ART

Suzanne Ciani and Sarah Davachi Come Together at MoMA

As the museum continues programming work that expands the relationship between sound and art, the two experimental musicians stage a series of performances that create moments of contemplation and focus.

Suzanne Ciani. Photography by Bertha DocHouse

In 2019, MoMA opened its Diller Scofidio + Renfro with Gensler expansion.
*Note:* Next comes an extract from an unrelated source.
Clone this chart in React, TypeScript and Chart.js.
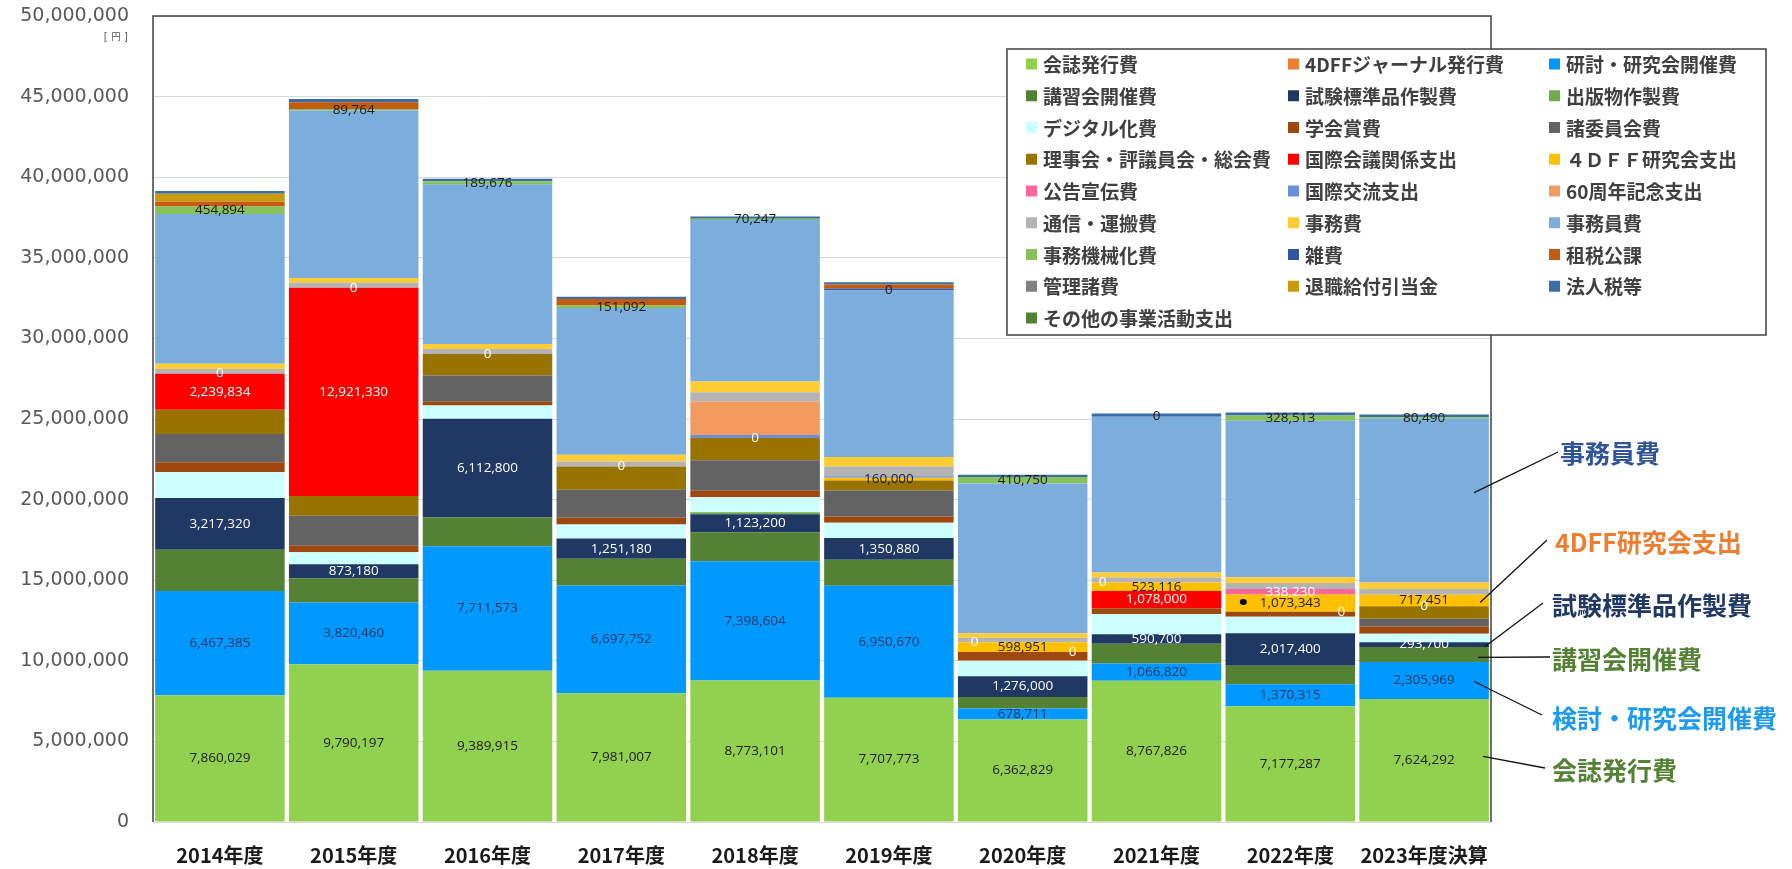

One of its most exciting additions was the fourth floor’s Marie-Josée and Henry Kravis Studio, which it described as “the world’s first dedicated space for performance, process, and time-based art to be centrally integrated within the galleries of a major museum.” And while climate change protests this summer called for the museum to disassociate itself with the people for whom the studio was named—both board chair Marie-Josée and her husband Henry have extensive ties to the fossil fuels industry—the space continues to program work that expands ideas around the relationship between sound and art. 

This week, its “Studio Sound” series brings the legendary Suzanne Ciani for a quartet of performances called “Improvisation on Four Sequences.” Ciani is among the world’s premier performers on the Buchla, a digitally controlled analog synthesizer developed by Don Buchla in 1964 and iterated with increasing complexity through the ‘70s. Her music connects early-20th-century academic electronic compositions with later New Age strategies of deep listening and psychedelic minimalism. Here, she’s paired with beloved experimental musician Sarah Davachi, who will premier a durational solo electronic work with video by filmmaker Dicky Bahto, along with long-form compositions for a chamber ensemble and a brass trio—both sure to create moments of contemplation and focus for a world in crisis.